I long for world peace. It will happen. One day.
Peace be to you Mimi.
<><
PURRS of PEACE to you Mimi and to everyone everywhere...
I left a Facebook link in Mr. Linky, but in case that doesn't work, my peace globe is also up in the sidebar of my blog. I'm glad I could be a part of it again this year.
I signed in twice Mimi, I'm sorry! Glad to celebrate with yoou! :)
Finally here Mimi. I'm thrilled to see the number of participants! You are a blessing and your hard work is paying off. Love you my friend!
Oh Mimi, I read your post and I stand amazed at your writing and the emotions that you make me feel. I am charmed by your grandparents and their love. You make me wish that I knew them (and that I could write the way you do). Beautiful post - thank you for sharing your gift.
A sweet story Mimi - and I love the pictures.
You are so lucky to have had these special people in your lives Mimi.
Peace be with you and thanks for organizing it all.
Mimi, Thank you so much for spearheading this movement and doing all that you did to make it happen - and happen in such a big way! Bigger every year! I am happy to have been a small part of it. Keep shining - you rock!
Better late than never, I guess. Your post is moving and thought-provoking, Mimi.
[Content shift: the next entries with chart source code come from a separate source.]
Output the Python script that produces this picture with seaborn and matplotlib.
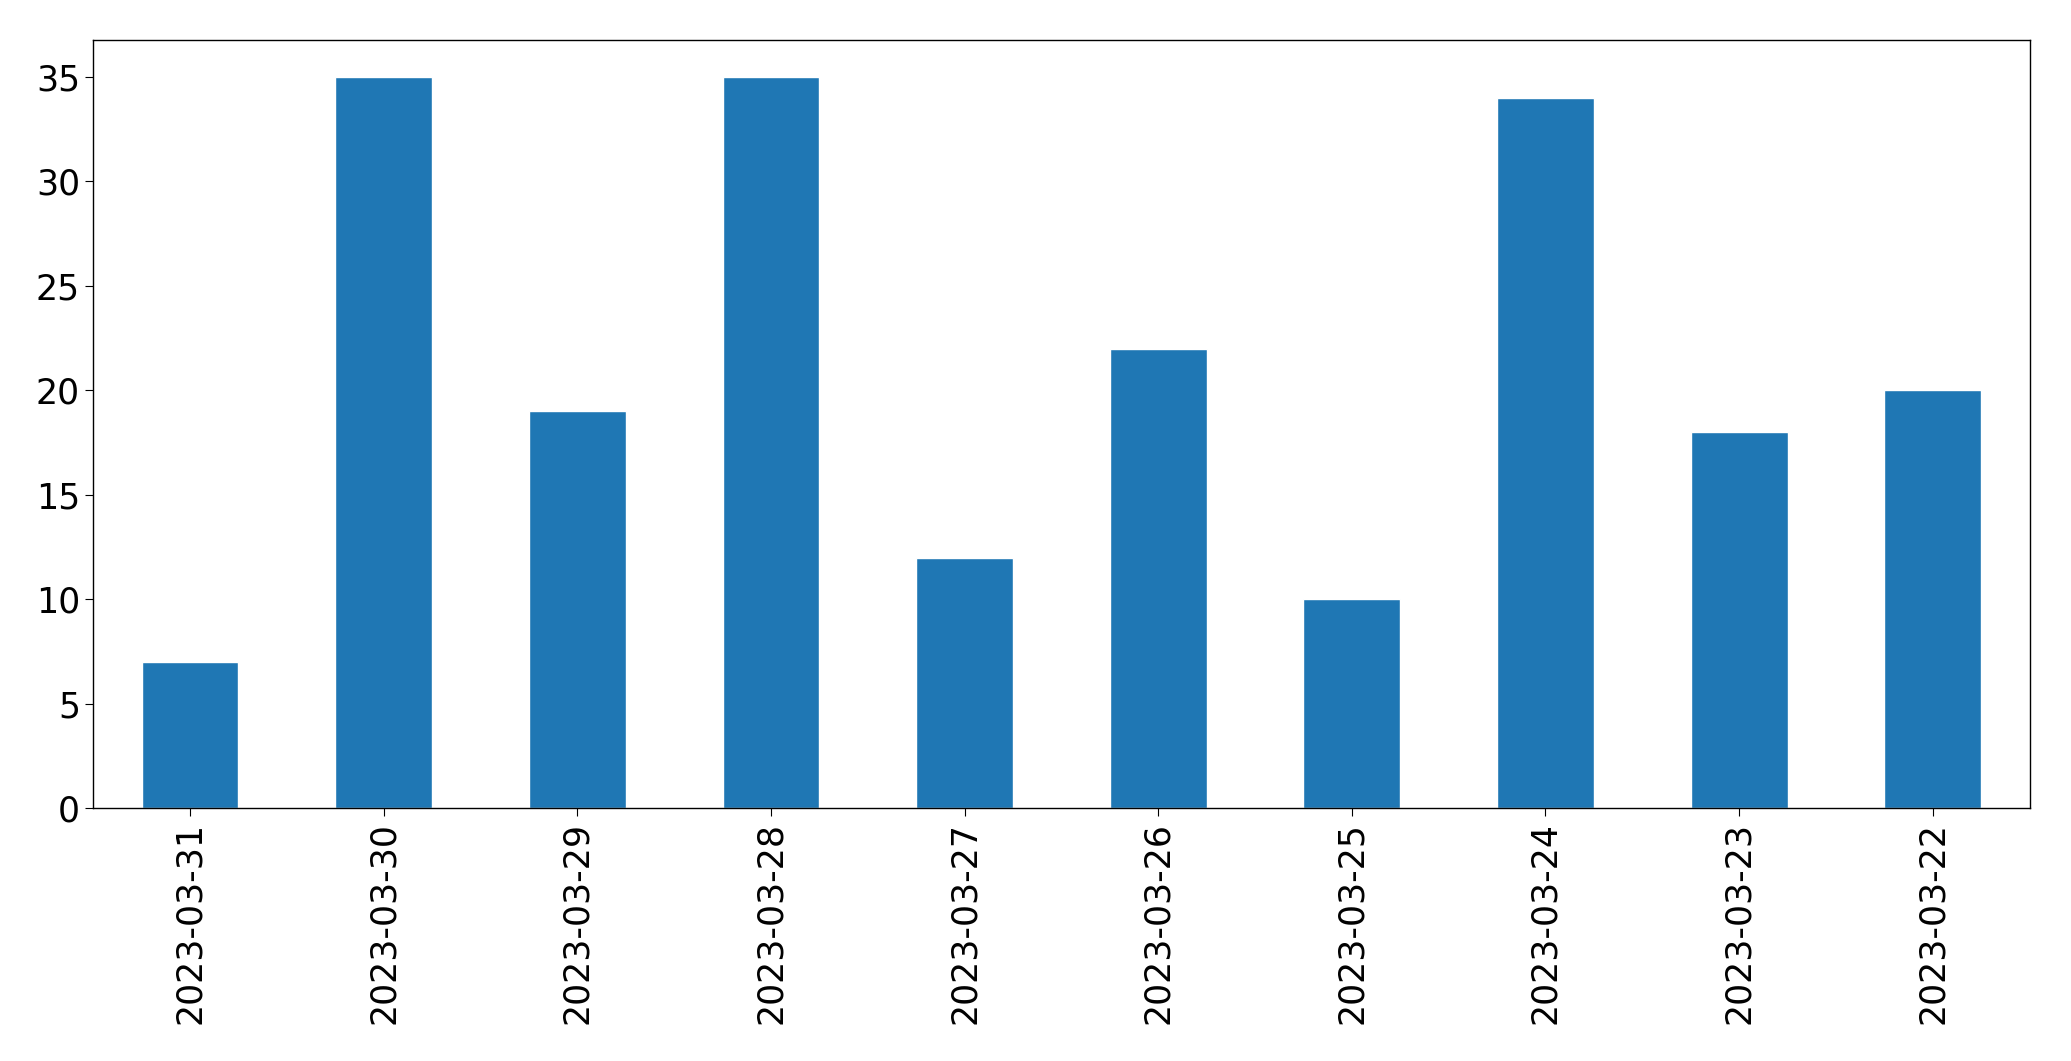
import matplotlib
matplotlib.use("Agg")
import matplotlib.pyplot as plt
import pandas as pd
import seaborn as sns

dates = ["2023-03-31", "2023-03-30", "2023-03-29", "2023-03-28", "2023-03-27",
         "2023-03-26", "2023-03-25", "2023-03-24", "2023-03-23", "2023-03-22"]
counts = [7, 35, 19, 35, 12, 22, 10, 34, 18, 20]

frame = pd.DataFrame({"date": dates, "count": counts})

sns.set_style("ticks", {"axes.edgecolor": "black", "xtick.color": "black",
                        "ytick.color": "black", "text.color": "black"})
plt.rcParams["font.family"] = ["DejaVu Sans"]

fig, ax = plt.subplots(figsize=(20.71, 10.61), dpi=100)
sns.barplot(data=frame, x="date", y="count", order=dates, color="#1f77b4",
            saturation=1, width=0.5, ax=ax)
ax.set_xlabel("")
ax.set_ylabel("")
ax.set_xlim(-0.5, len(dates) - 0.5)
ax.tick_params(axis="x", labelrotation=90, labelsize=25, length=6, colors="black")
ax.tick_params(axis="y", labelsize=25, length=6, colors="black")
for side in ax.spines.values():
    side.set_visible(True)
    side.set_linewidth(1.0)
    side.set_color("black")
fig.subplots_adjust(left=0.045, right=0.98, top=0.962, bottom=0.238)
fig.savefig("out.png", dpi=100)
plt.close(fig)
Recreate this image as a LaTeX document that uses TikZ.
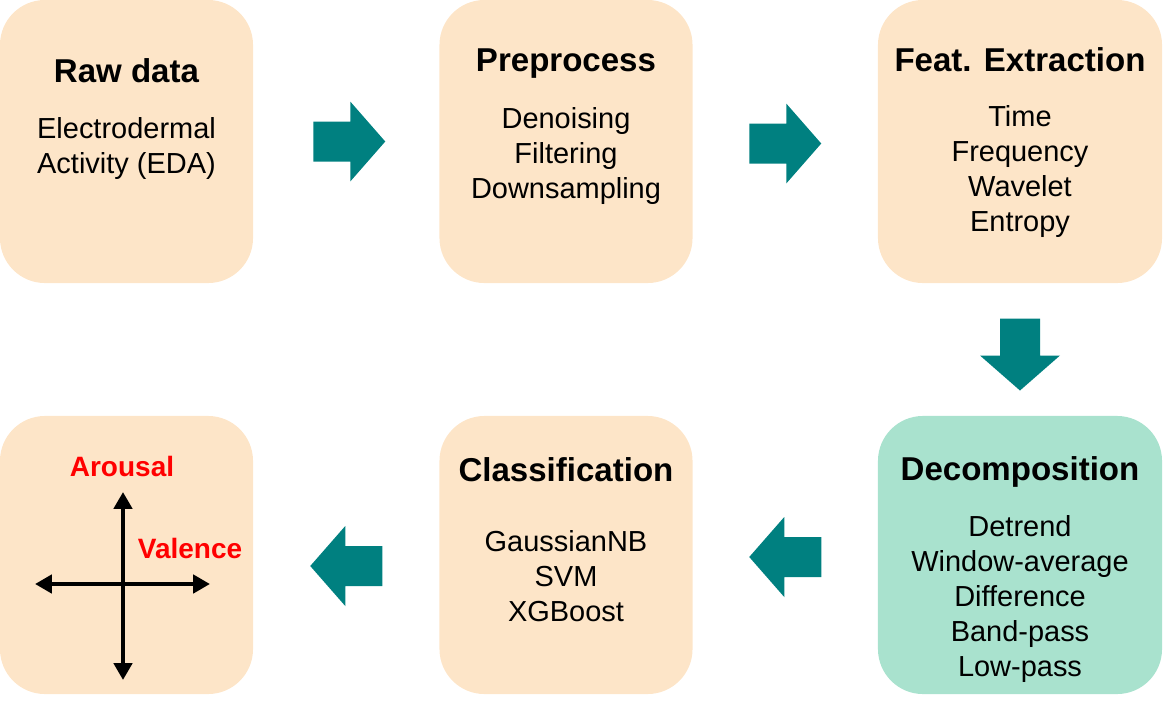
\documentclass[tikz,border=0pt]{standalone}
\usepackage{fontspec}
\setmainfont{Liberation Sans}
\usetikzlibrary{positioning,calc,arrows.meta}

\definecolor{peach}{RGB}{253,229,200}
\definecolor{mint}{RGB}{169,226,206}
\definecolor{flowteal}{RGB}{0,128,128}

\tikzset{
    stage/.style={rectangle, rounded corners=1.125cm, fill=peach, inner sep=0pt,
                  minimum width=6.325cm, minimum height=7.075cm},
    title/.style={font=\fontsize{23.5}{28}\selectfont\bfseries},
    items/.style={font=\fontsize{20.6}{24.9}\selectfont, align=center},
    axislabel/.style={font=\fontsize{19.9}{24}\selectfont\bfseries, text=red},
    axis/.style={line width=3pt, {Triangle[length=4.2mm,width=4.5mm]}-{Triangle[length=4.2mm,width=4.5mm]}},
    pics/flow/.style={code={
        \fill[flowteal] (-36,-20) -- (1,-20) -- (1,-40) -- (36,0) -- (1,40) -- (1,20) -- (-36,20) -- cycle;
    }}
}

\begin{document}
\begin{tikzpicture}[x=0.025cm, y=-0.025cm]
    \useasboundingbox (0,0) rectangle (1166,713);

    % Top row
    \node [stage] (raw) at (126.5,141.5) {};
    \node [stage] (prep) at (566,141.5) {};
    \node [stage, minimum width=7.1cm] (feat) at (1020,141.5) {};

    % Bottom row
    \node [stage, minimum height=6.95cm] (emo) at (126.5,555) {};
    \node [stage, minimum height=6.95cm] (clf) at (566,555) {};
    \node [stage, minimum height=6.95cm, minimum width=7.1cm, fill=mint] (decomp) at (1020,555) {};

    % Titles
    \node [title] (rawT) at ($(raw.north)+(0,71)$) {Raw data};
    \node [title] (prepT) at ($(prep.north)+(0,64)$) {Preprocess};
    \node [title] (featT) at ($(feat.north)+(0,60)$) {Feat. Extraction};
    \node [title] (decompT) at ($(decomp.north)+(0,56)$) {Decomposition};
    \node [title] (clfT) at ($(clf.north)+(0,54)$) {Classification};

    % Contents
    \node [items] (rawI) at ($(raw.north)+(0,149)$) {Electrodermal\\Activity (EDA)};
    \node [items] (prepI) at ($(prep.north)+(0,156)$) {Denoising\\Filtering\\Downsampling};
    \node [items] (featI) at ($(feat.north)+(0,172)$) {Time\\Frequency\\Wavelet\\Entropy};
    \node [items] (decompI) at ($(decomp.north)+(0,183)$) {Detrend\\Window-average\\Difference\\Band-pass\\Low-pass};
    \node [items] (clfI) at ($(clf.north)+(0,160)$) {GaussianNB\\SVM\\XGBoost};

    % Arousal-valence axes
    \coordinate (top) at (123,492);
    \coordinate (bot) at (123,680);
    \coordinate (lft) at (35,584);
    \coordinate (rgt) at (210,584);
    \draw [axis] (top) -- (bot);
    \draw [axis] (lft) -- (rgt);
    \node [axislabel] (arousal) at (122,466) {Arousal};
    \node [axislabel] (valence) at (190,548) {Valence};

    % Block arrows
    \pic at ($(raw.east)!0.5!(prep.west)+(3,0)$) {flow};
    \pic at ($(prep.east)!0.5!(feat.west)+(0,2)$) {flow};
    \pic [rotate=-90] at ($(feat.south)!0.5!(decomp.north)+(0,5)$) {flow};
    \pic [rotate=180] at ($(decomp.west)!0.5!(clf.east)+(0,2)$) {flow};
    \pic [rotate=180] at ($(clf.west)!0.5!(emo.east)+(0,11)$) {flow};
\end{tikzpicture}
\end{document}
Absolutely lovely.
Thank you all for visiting me here and speaking for peace today.
What blessings you all are in my life.
Mimi, you did so good, girl! I am only about halfway through the posts and will continue all of tomorrow. Am determined to visit every heart that longs for peace and posted. Your post about your Papa is so beautiful - and I am not at all surprised at the "synchronicities"........those are the kind ofthings that help us to know something so much bigger is going on than what we can see or even always understand. You write beautifully. You have created a Movement! How cool is THAT??!! I started one myself, today, for pumpkins, lol.........
You have made a difference to each of us, and we in turn are trying to make a difference to others. I resurrected my 2009 Peace post and globe... it still rings true. Thank you, Mimi.